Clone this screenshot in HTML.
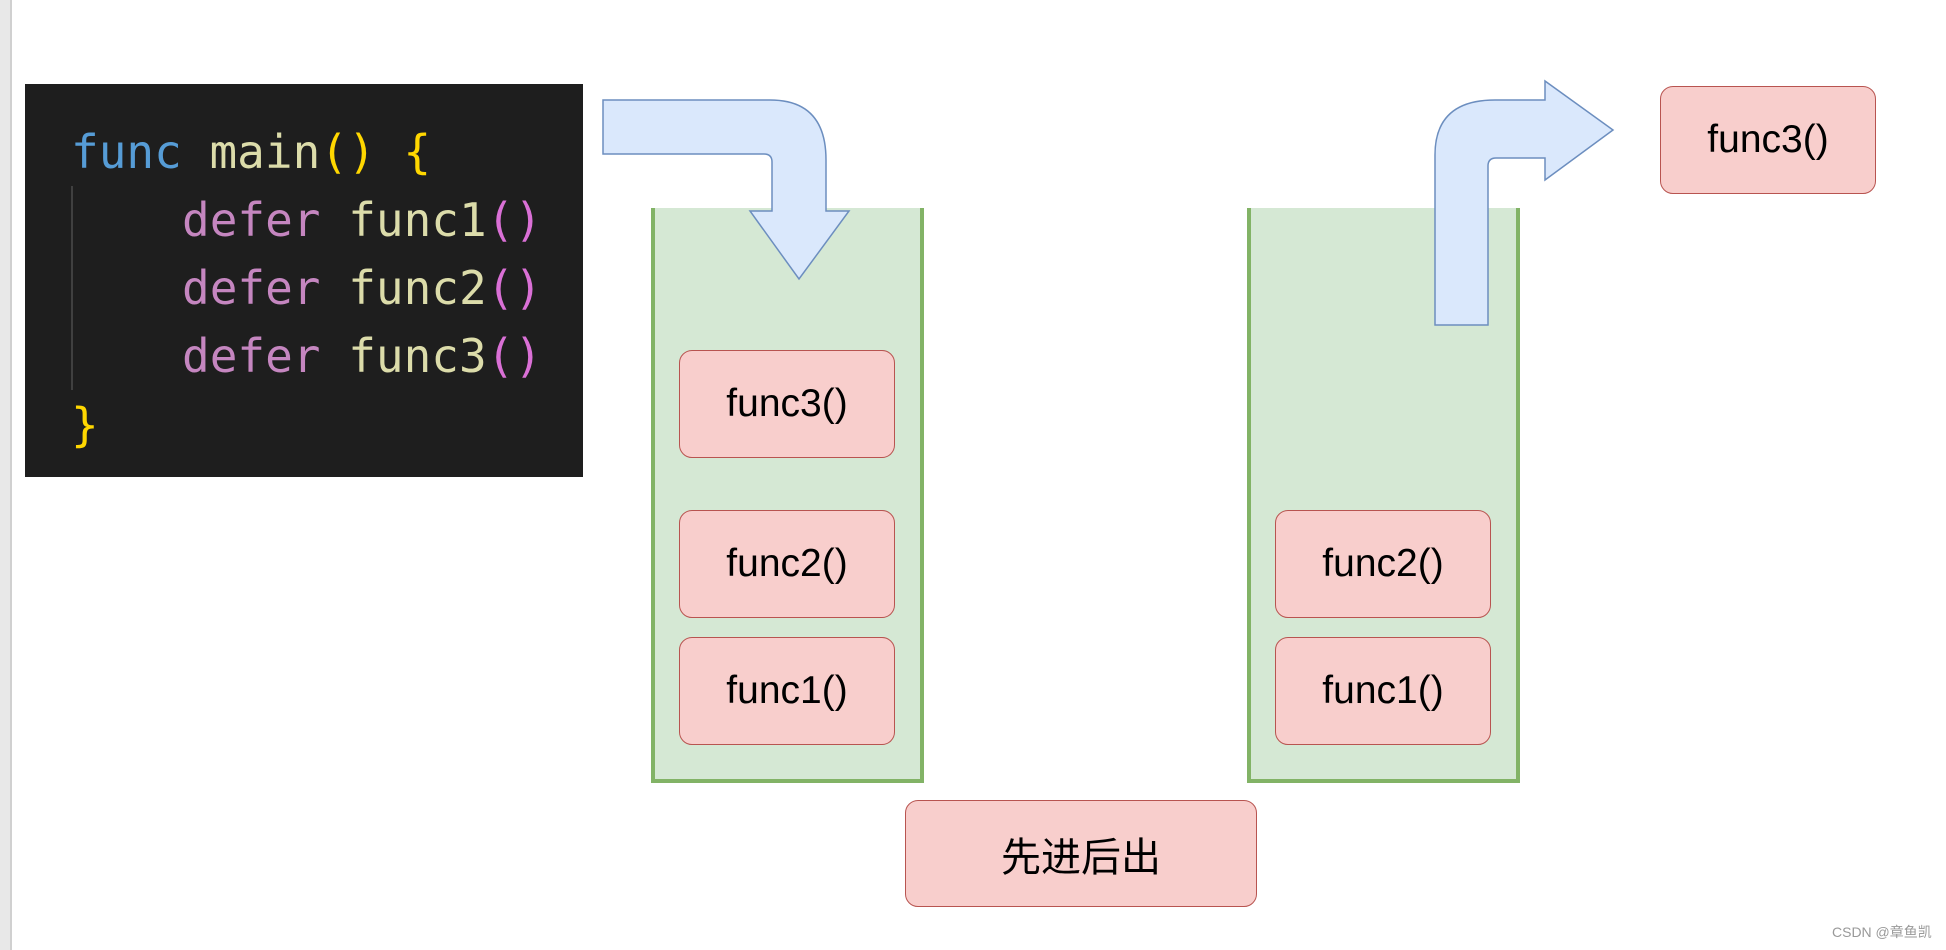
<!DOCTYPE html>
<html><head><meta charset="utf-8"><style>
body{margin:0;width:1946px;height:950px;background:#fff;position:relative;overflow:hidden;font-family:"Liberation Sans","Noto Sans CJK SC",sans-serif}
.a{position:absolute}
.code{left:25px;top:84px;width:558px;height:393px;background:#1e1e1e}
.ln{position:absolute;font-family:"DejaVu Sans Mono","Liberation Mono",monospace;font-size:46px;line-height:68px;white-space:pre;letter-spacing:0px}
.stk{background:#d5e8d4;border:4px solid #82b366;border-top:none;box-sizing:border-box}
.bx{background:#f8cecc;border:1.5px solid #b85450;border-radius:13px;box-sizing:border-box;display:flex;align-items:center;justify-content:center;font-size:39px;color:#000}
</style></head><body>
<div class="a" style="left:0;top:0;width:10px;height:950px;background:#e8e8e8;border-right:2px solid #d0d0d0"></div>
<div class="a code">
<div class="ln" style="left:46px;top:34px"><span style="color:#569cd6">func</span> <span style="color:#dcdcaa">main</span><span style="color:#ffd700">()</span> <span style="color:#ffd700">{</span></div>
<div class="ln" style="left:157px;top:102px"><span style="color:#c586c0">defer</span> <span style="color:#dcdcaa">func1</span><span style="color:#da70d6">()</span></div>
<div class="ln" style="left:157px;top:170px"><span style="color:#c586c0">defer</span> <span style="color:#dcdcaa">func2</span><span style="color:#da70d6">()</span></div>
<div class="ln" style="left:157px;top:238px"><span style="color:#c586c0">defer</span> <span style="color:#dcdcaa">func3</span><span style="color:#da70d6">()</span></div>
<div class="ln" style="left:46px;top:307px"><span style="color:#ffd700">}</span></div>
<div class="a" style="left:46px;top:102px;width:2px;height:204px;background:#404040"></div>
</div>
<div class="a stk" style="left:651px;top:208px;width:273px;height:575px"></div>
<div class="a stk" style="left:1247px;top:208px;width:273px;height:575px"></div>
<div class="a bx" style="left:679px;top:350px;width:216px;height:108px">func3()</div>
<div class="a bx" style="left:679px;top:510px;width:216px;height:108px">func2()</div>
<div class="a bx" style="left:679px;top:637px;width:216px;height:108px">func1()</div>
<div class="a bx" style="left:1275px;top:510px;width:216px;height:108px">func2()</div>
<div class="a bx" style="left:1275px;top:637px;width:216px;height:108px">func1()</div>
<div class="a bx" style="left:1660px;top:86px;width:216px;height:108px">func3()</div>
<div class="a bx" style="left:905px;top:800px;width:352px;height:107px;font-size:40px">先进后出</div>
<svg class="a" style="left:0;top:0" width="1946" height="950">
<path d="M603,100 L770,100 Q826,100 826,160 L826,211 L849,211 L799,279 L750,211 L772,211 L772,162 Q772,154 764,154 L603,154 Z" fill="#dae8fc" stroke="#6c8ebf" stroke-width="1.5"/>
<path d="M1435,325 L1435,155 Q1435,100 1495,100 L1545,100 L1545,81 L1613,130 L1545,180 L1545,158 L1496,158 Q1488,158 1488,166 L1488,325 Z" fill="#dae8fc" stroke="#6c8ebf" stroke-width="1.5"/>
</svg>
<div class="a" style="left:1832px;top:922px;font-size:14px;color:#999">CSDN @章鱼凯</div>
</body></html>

* **Your goal**
Give the data again exactly as written, with all pictures left out.

* **Solution to the exercise**
Clone this screenshot in HTML.
<!DOCTYPE html>
<html><head><meta charset="utf-8"><style>
body{margin:0;width:1946px;height:950px;background:#fff;position:relative;overflow:hidden;font-family:"Liberation Sans","Noto Sans CJK SC",sans-serif}
.a{position:absolute}
.code{left:25px;top:84px;width:558px;height:393px;background:#1e1e1e}
.ln{position:absolute;font-family:"DejaVu Sans Mono","Liberation Mono",monospace;font-size:46px;line-height:68px;white-space:pre;letter-spacing:0px}
.stk{background:#d5e8d4;border:4px solid #82b366;border-top:none;box-sizing:border-box}
.bx{background:#f8cecc;border:1.5px solid #b85450;border-radius:13px;box-sizing:border-box;display:flex;align-items:center;justify-content:center;font-size:39px;color:#000}
</style></head><body>
<div class="a" style="left:0;top:0;width:10px;height:950px;background:#e8e8e8;border-right:2px solid #d0d0d0"></div>
<div class="a code">
<div class="ln" style="left:46px;top:34px"><span style="color:#569cd6">func</span> <span style="color:#dcdcaa">main</span><span style="color:#ffd700">()</span> <span style="color:#ffd700">{</span></div>
<div class="ln" style="left:157px;top:102px"><span style="color:#c586c0">defer</span> <span style="color:#dcdcaa">func1</span><span style="color:#da70d6">()</span></div>
<div class="ln" style="left:157px;top:170px"><span style="color:#c586c0">defer</span> <span style="color:#dcdcaa">func2</span><span style="color:#da70d6">()</span></div>
<div class="ln" style="left:157px;top:238px"><span style="color:#c586c0">defer</span> <span style="color:#dcdcaa">func3</span><span style="color:#da70d6">()</span></div>
<div class="ln" style="left:46px;top:307px"><span style="color:#ffd700">}</span></div>
<div class="a" style="left:46px;top:102px;width:2px;height:204px;background:#404040"></div>
</div>
<div class="a stk" style="left:651px;top:208px;width:273px;height:575px"></div>
<div class="a stk" style="left:1247px;top:208px;width:273px;height:575px"></div>
<div class="a bx" style="left:679px;top:350px;width:216px;height:108px">func3()</div>
<div class="a bx" style="left:679px;top:510px;width:216px;height:108px">func2()</div>
<div class="a bx" style="left:679px;top:637px;width:216px;height:108px">func1()</div>
<div class="a bx" style="left:1275px;top:510px;width:216px;height:108px">func2()</div>
<div class="a bx" style="left:1275px;top:637px;width:216px;height:108px">func1()</div>
<div class="a bx" style="left:1660px;top:86px;width:216px;height:108px">func3()</div>
<div class="a bx" style="left:905px;top:800px;width:352px;height:107px;font-size:40px">先进后出</div>
<svg class="a" style="left:0;top:0" width="1946" height="950">
<path d="M603,100 L770,100 Q826,100 826,160 L826,211 L849,211 L799,279 L750,211 L772,211 L772,162 Q772,154 764,154 L603,154 Z" fill="#dae8fc" stroke="#6c8ebf" stroke-width="1.5"/>
<path d="M1435,325 L1435,155 Q1435,100 1495,100 L1545,100 L1545,81 L1613,130 L1545,180 L1545,158 L1496,158 Q1488,158 1488,166 L1488,325 Z" fill="#dae8fc" stroke="#6c8ebf" stroke-width="1.5"/>
</svg>
<div class="a" style="left:1832px;top:922px;font-size:14px;color:#999">CSDN @章鱼凯</div>
</body></html>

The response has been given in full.